The European crane fly earned a bad reputation for destroying lawns after it came across the border from Canada in the mid-1960s.
The larvae of the insect sometimes called leatherjackets live in the soil and feed on the roots of grass during fall and winter. From late August to mid-September, the adult crane flies emerge, mate and lay eggs.
The adult crane fly’s freakishly big legs and wings don’t help its reputation. Think mosquito on steroids. The adult doesn’t bite, eat, sting, suck blood or carry away small children. It’s the larvae that damage the grass. That doesn’t stop people from freaking out when the gangly flies emerge in late summer.
When the leatherjackets were at their worst a few decades ago, they damaged about one in 10 lawns, said Sharon Collman, an entomologist and Snohomish County extension agent.
“It hit the media and all people could see was a defoliated lawn and thousands of little wriggling worms,” she said.
She remembers newscasters interviewing distraught homeowners with stripped lawns.
In 1981, the Journal-American newspaper in Bellevue published a front-page story about European crane fly larvae with the headline “Attack of the Lawn Killers” dripping in blood.
“They came from Canada with little warning!” one headline screamed. Another choice front-page excerpt: “It couldn’t happen to me,” said a Redmond homeowner. “But it did!”
A week after that article ran, county retailers were sold out of diazinon, a chemical that kills crane flies, Collman said. The public got the message that crane flies needed to be eradicated.
Recent research suggests that these insects aren’t the lawn pests they once were.
Master gardeners surveying lawns in the Lake Whatcom area in 2001 found 95 percent of lawns had no or very few crane flies. The other 5 percent had 20 to 25 larvae per square foot, a level that doesn’t require any treatment.
In the following years, researchers continued to test Lake Whatcom area lawns and found fewer and fewer larvae.

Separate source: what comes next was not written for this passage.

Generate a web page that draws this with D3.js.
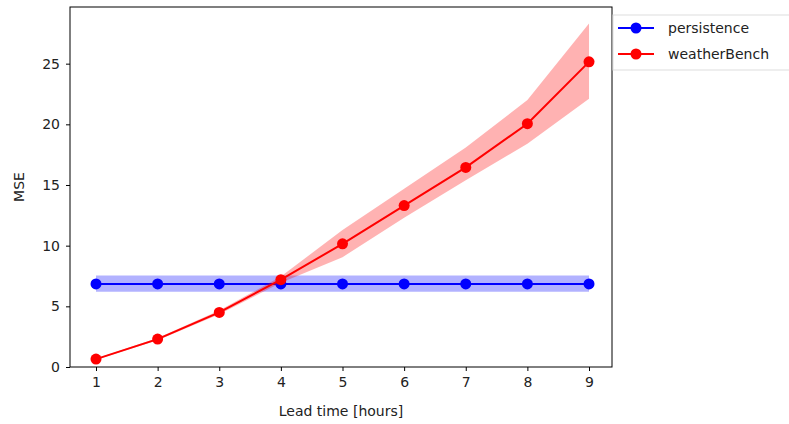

In five years more than 300 lawns have been tested and not a single one has had populations large enough to require an insecticide.
Their numbers went down in part because natural predators such as starlings, crows and robins have discovered leatherjackets are a good food source, Collman said. She has even observed yellow jackets cruising around turf for crane fly adults.
Even if a few are present, experts now know a lawn can support 25 to 40 per square foot with no damage, depending on the health of the lawn.
Yet, the pesticide-buying habits of local homeowners suggest we’re still applying insecticides like it’s 1981.
Western Washington homeowners spend an estimated $12.8 million a year on pesticides to combat the European Crane Fly, according to the extension agency.
The result? In 1999 the state Department of Ecology found traces of three insecticides used to treat crane flies in the watershed of Lake Whatcom, a drinking-water source for 85,000 people.
The levels found aren’t considered harmful for humans, but it’s a warning sign.